Stochastic optimization is a classical approach to deal with uncertain information (Kall and Wallace 1994; Prékopa 1995). In Sect. 4 we present a stochastic programming framework which allows to incorporate knowledge about delay distributions as well as the online feature of delay management. We show how to obtain an optimal policy.

In Sect. 5 we evaluate various strategies experimentally. Both, on random data and on the data given in the real-world case-study in Athens, the algorithms using additional information outperform the known competitive online algorithm.

1.1 Previous work

There exist various models and solution approaches for offline delay management, see e.g. Schöbel (2001, 2006), Heilporn et al. (2008), where mixed-integer programming formulations for different objective functions are presented and also combined in a bi-criteria programming framework. An investigation of the computational complexity of delay management problems can be found in the papers by Gatto et al. (2004, 2005).

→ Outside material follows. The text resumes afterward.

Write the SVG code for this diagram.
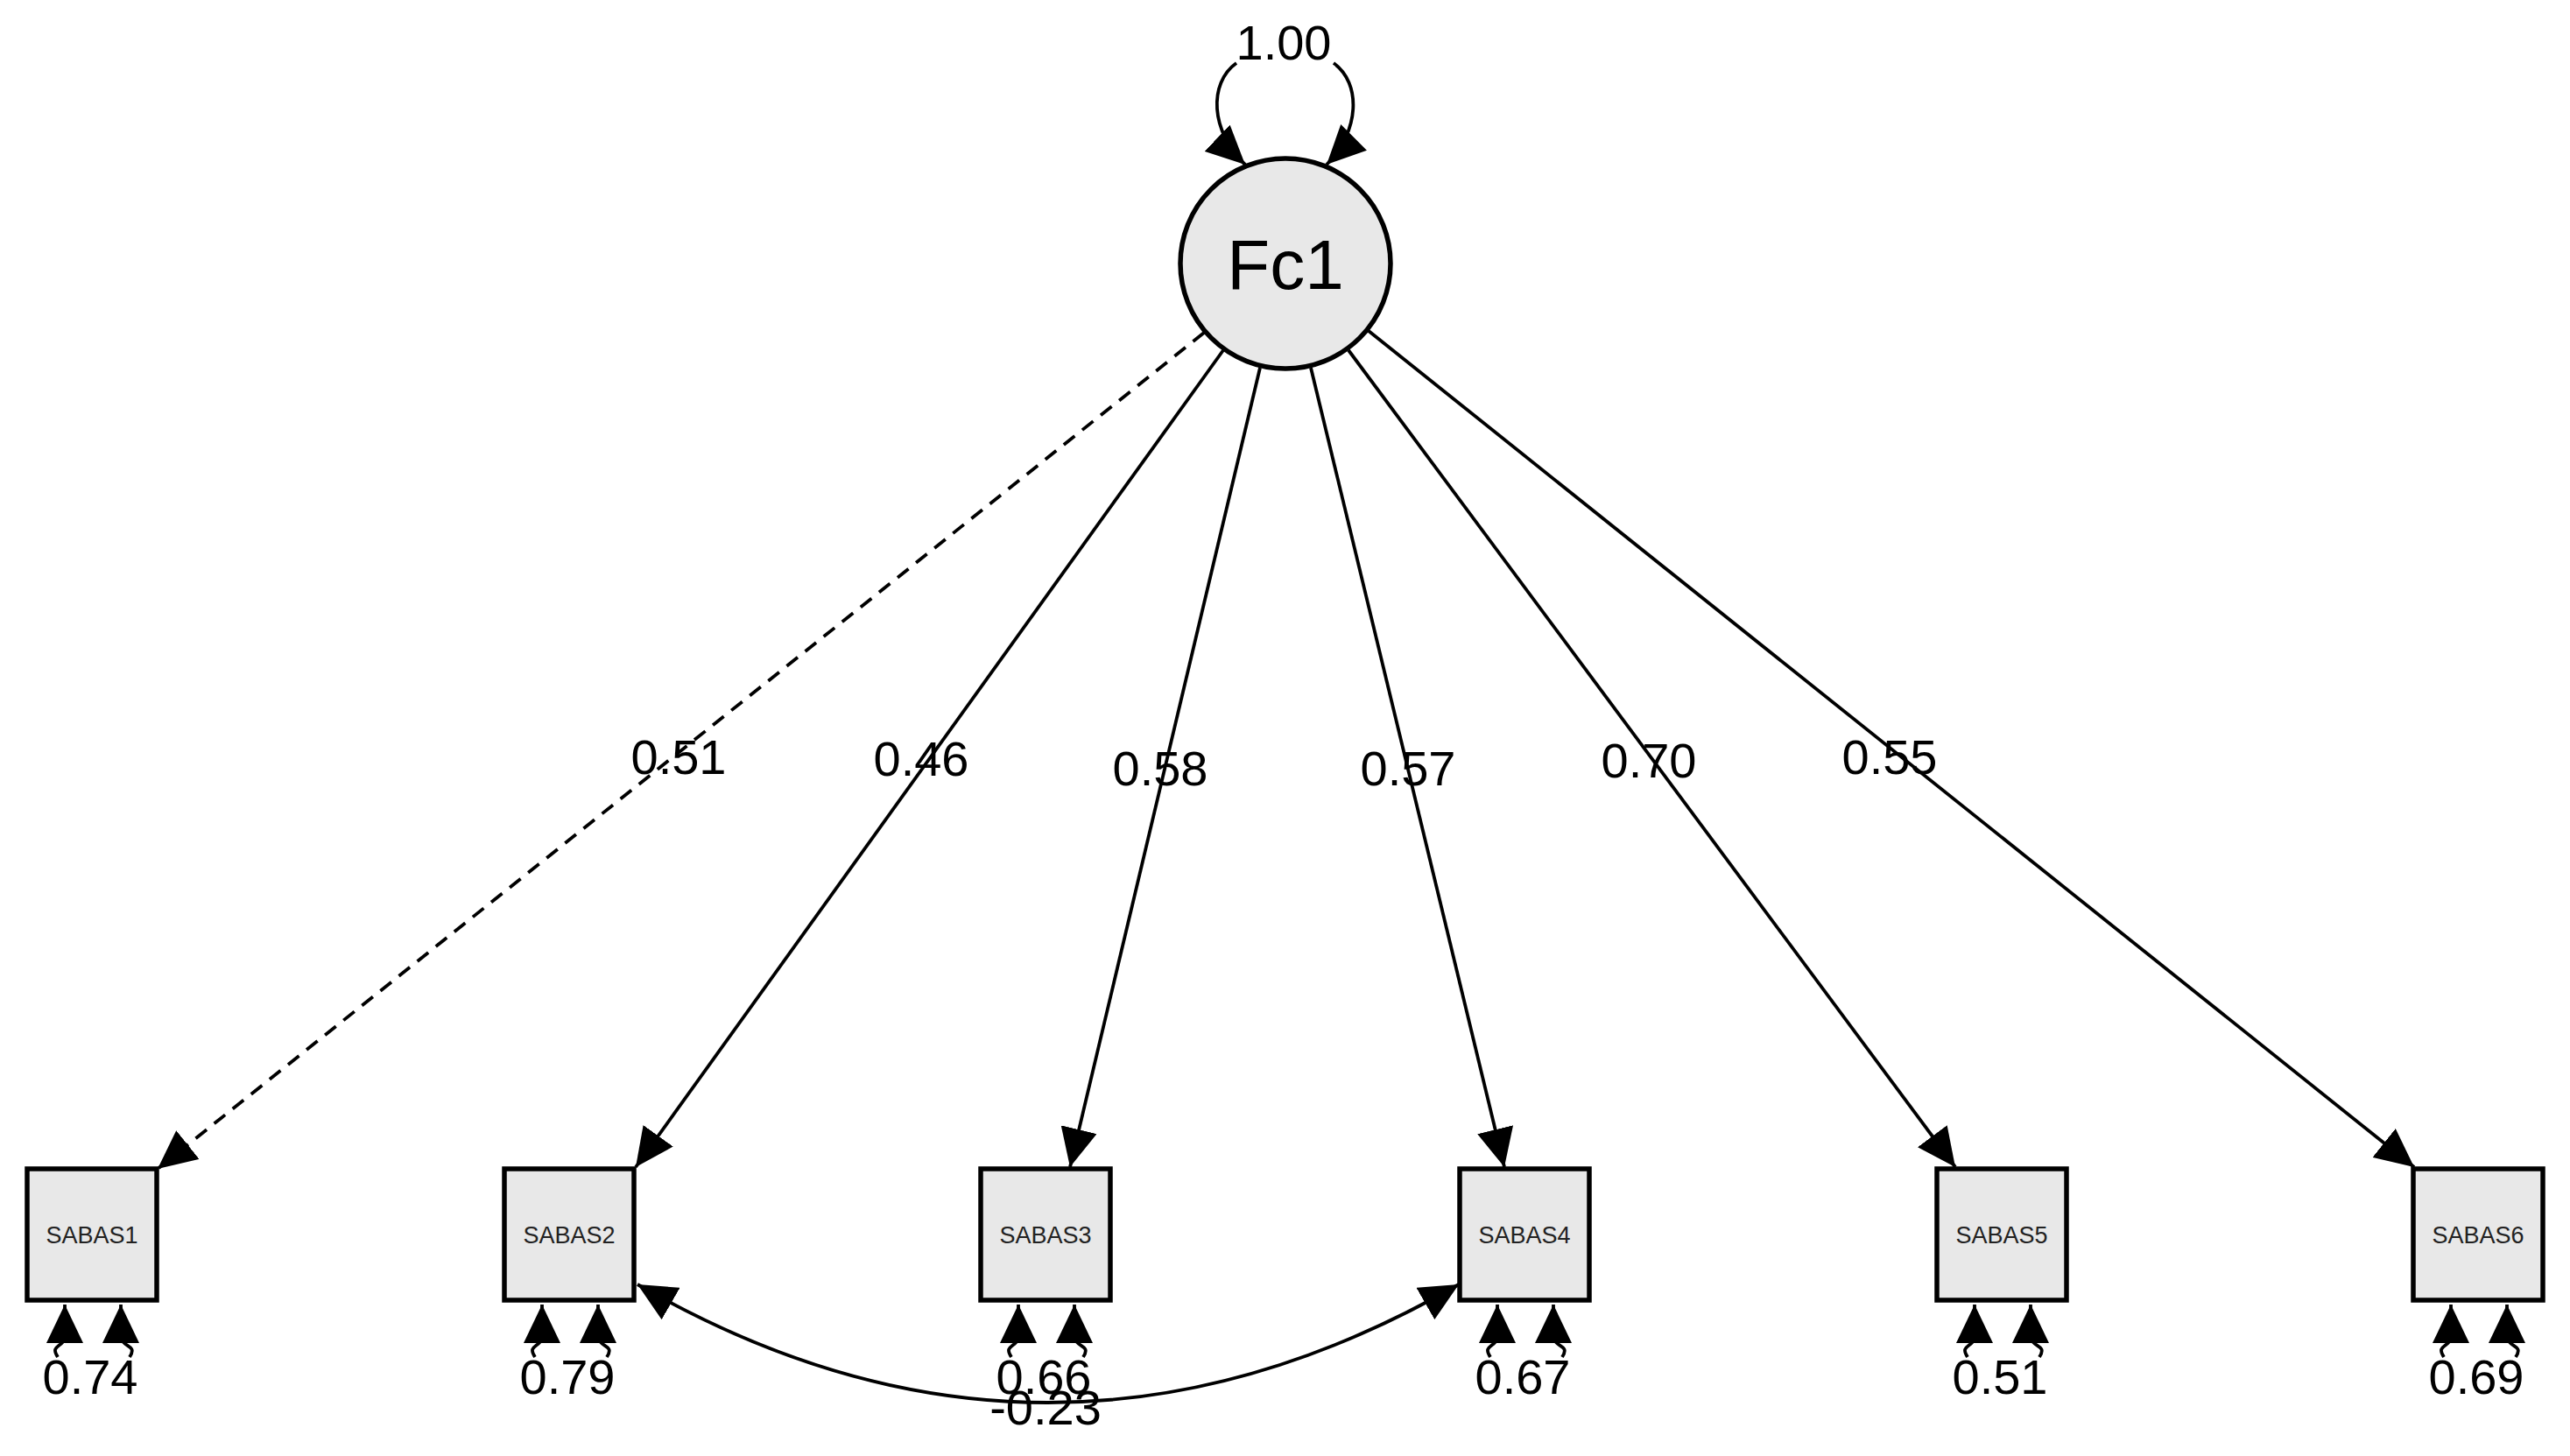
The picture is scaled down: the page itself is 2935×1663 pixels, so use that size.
<svg xmlns="http://www.w3.org/2000/svg" width="2935" height="1663" viewBox="0 0 2935 1663">
<style>
text{font-family:"Liberation Sans",Arial,sans-serif;fill:#000}
.lbl{font-size:56px;text-anchor:middle}
.box{fill:#e8e8e8;stroke:#000;stroke-width:5.5}
.bt{font-size:27px;text-anchor:middle;fill:#222}
.c{fill:none;stroke:#000;stroke-width:3.8}
</style>
<defs>
<marker id="a" markerUnits="userSpaceOnUse" markerWidth="46" markerHeight="42" refX="44" refY="21" orient="auto-start-reverse"><path d="M0,0 L44,21 L0,42 Z" fill="#000"/></marker>
</defs>
<rect width="2935" height="1663" fill="#fff"/>
<g id="connectors">
<path class="c" d="M1375,380 L180,1335" stroke-dasharray="16 11" marker-end="url(#a)"/>
<path class="c" d="M1397,400 L726,1333" marker-end="url(#a)"/>
<path class="c" d="M1439,420 L1222,1333" marker-end="url(#a)"/>
<path class="c" d="M1497,420 L1718,1333" marker-end="url(#a)"/>
<path class="c" d="M1540,400 L2233,1333" marker-end="url(#a)"/>
<path class="c" d="M1563,378 L2757,1333" marker-end="url(#a)"/>
<path class="c" d="M1412,72 C1380,95 1382,150 1422,188" marker-end="url(#a)"/>
<path class="c" d="M1523,72 C1555,95 1553,150 1515,188" marker-end="url(#a)"/>
<path class="c" d="M728,1467 Q1196,1737 1666,1467" marker-start="url(#a)" marker-end="url(#a)"/>
</g>
<g id="Fc1"><circle cx="1468" cy="301" r="120" fill="#e8e8e8" stroke="#000" stroke-width="5.5"/><text x="1468" y="330" font-size="80" text-anchor="middle">Fc1</text></g>
<text class="lbl" x="1466" y="68">1.00</text>
<g id="loadlabels">
<text class="lbl" x="775" y="884">0.51</text>
<text class="lbl" x="1052" y="886">0.46</text>
<text class="lbl" x="1325" y="897">0.58</text>
<text class="lbl" x="1608" y="897">0.57</text>
<text class="lbl" x="1883" y="888">0.70</text>
<text class="lbl" x="2158" y="884">0.55</text>
<text class="lbl" x="1194" y="1627">-0.23</text>
</g>
<g id="SABAS1"><rect class="box" x="31" y="1335" width="148" height="150"/><text class="bt" x="105" y="1420">SABAS1</text>
<path class="c" d="M66,1550 C56,1535 74,1540 74,1525 L74,1490" marker-end="url(#a)"/><path class="c" d="M148,1550 C158,1535 138,1540 138,1525 L138,1490" marker-end="url(#a)"/><text class="lbl" x="103" y="1592">0.74</text></g>
<g id="SABAS2"><rect class="box" x="576" y="1335" width="148" height="150"/><text class="bt" x="650" y="1420">SABAS2</text>
<path class="c" d="M611,1550 C601,1535 619,1540 619,1525 L619,1490" marker-end="url(#a)"/><path class="c" d="M693,1550 C703,1535 683,1540 683,1525 L683,1490" marker-end="url(#a)"/><text class="lbl" x="648" y="1592">0.79</text></g>
<g id="SABAS3"><rect class="box" x="1120" y="1335" width="148" height="150"/><text class="bt" x="1194" y="1420">SABAS3</text>
<path class="c" d="M1155,1550 C1145,1535 1163,1540 1163,1525 L1163,1490" marker-end="url(#a)"/><path class="c" d="M1237,1550 C1247,1535 1227,1540 1227,1525 L1227,1490" marker-end="url(#a)"/><text class="lbl" x="1192" y="1592">0.66</text></g>
<g id="SABAS4"><rect class="box" x="1667" y="1335" width="148" height="150"/><text class="bt" x="1741" y="1420">SABAS4</text>
<path class="c" d="M1702,1550 C1692,1535 1710,1540 1710,1525 L1710,1490" marker-end="url(#a)"/><path class="c" d="M1784,1550 C1794,1535 1774,1540 1774,1525 L1774,1490" marker-end="url(#a)"/><text class="lbl" x="1739" y="1592">0.67</text></g>
<g id="SABAS5"><rect class="box" x="2212" y="1335" width="148" height="150"/><text class="bt" x="2286" y="1420">SABAS5</text>
<path class="c" d="M2247,1550 C2237,1535 2255,1540 2255,1525 L2255,1490" marker-end="url(#a)"/><path class="c" d="M2329,1550 C2339,1535 2319,1540 2319,1525 L2319,1490" marker-end="url(#a)"/><text class="lbl" x="2284" y="1592">0.51</text></g>
<g id="SABAS6"><rect class="box" x="2756" y="1335" width="148" height="150"/><text class="bt" x="2830" y="1420">SABAS6</text>
<path class="c" d="M2791,1550 C2781,1535 2799,1540 2799,1525 L2799,1490" marker-end="url(#a)"/><path class="c" d="M2873,1550 C2883,1535 2863,1540 2863,1525 L2863,1490" marker-end="url(#a)"/><text class="lbl" x="2828" y="1592">0.69</text></g>
</svg>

Gatto et al. (2007a) consider the problem of managing delays for the first time as an online optimization problem. They introduce the problem stated above, present a family of 2-competitive online algorithms, and prove a lower bound on the competitive ratio. Krumke et al. (2011) consider extensions to the problem. They define a 3-competitive algorithm for the case of two different source delays, and deal with a different objective function. They show that when maximizing the profit no deterministic algorithm can have bounded competitiveness, and present a randomized 2-competitive algorithm. A restricted version of the ODMP where all passenger paths end in the last station was investigated by Gatto et al. (2007b). In this setting, the online player knows that passengers on at most k stations which are not known in advance are delayed. The authors connect this variant to a more general version of the Ski Rental Problem, the so-called Generalized k-Day Ski Rental Problem, and derive lower bounds on the competitive ratio.

Kliewer and Suhl (2011) and Bauer (2010) present various online strategies (among others priority based and ILP-based strategies) and provide simulation frameworks. The complexity of finding an optimal online policy was addressed by Berger et al. (2007) who proved this task to be PSPACE-hard. More aspects of delay management can be found in Dollevoet et al. (2011, 2012), Schachtebeck and Schöbel (2010), Suhl et al. (2001).

Standard competitive analysis has often been criticized for being overly pessimistic since it assumes a fairly weak online player. Several concepts have been introduced in the literature as a remedy. Koutsoupias and Papadimitriou suggested to use comparative analysis where basically two classes of online algorithms are compared relatively to each other (Koutsoupias and Papadimitriou 2000). We use this approach in Sect. 2. Another alternative is to use average-case analysis coupled with competitive analysis which was done by Fujiwara and Iwama (2002) for the Ski-rental problem. More approaches can be found in Borodin et al. (1991, 1995, 1996), Irani et al. (1992). We refer to Fiat and Woeginger (1998, Chap. 17) for a comprehensive survey.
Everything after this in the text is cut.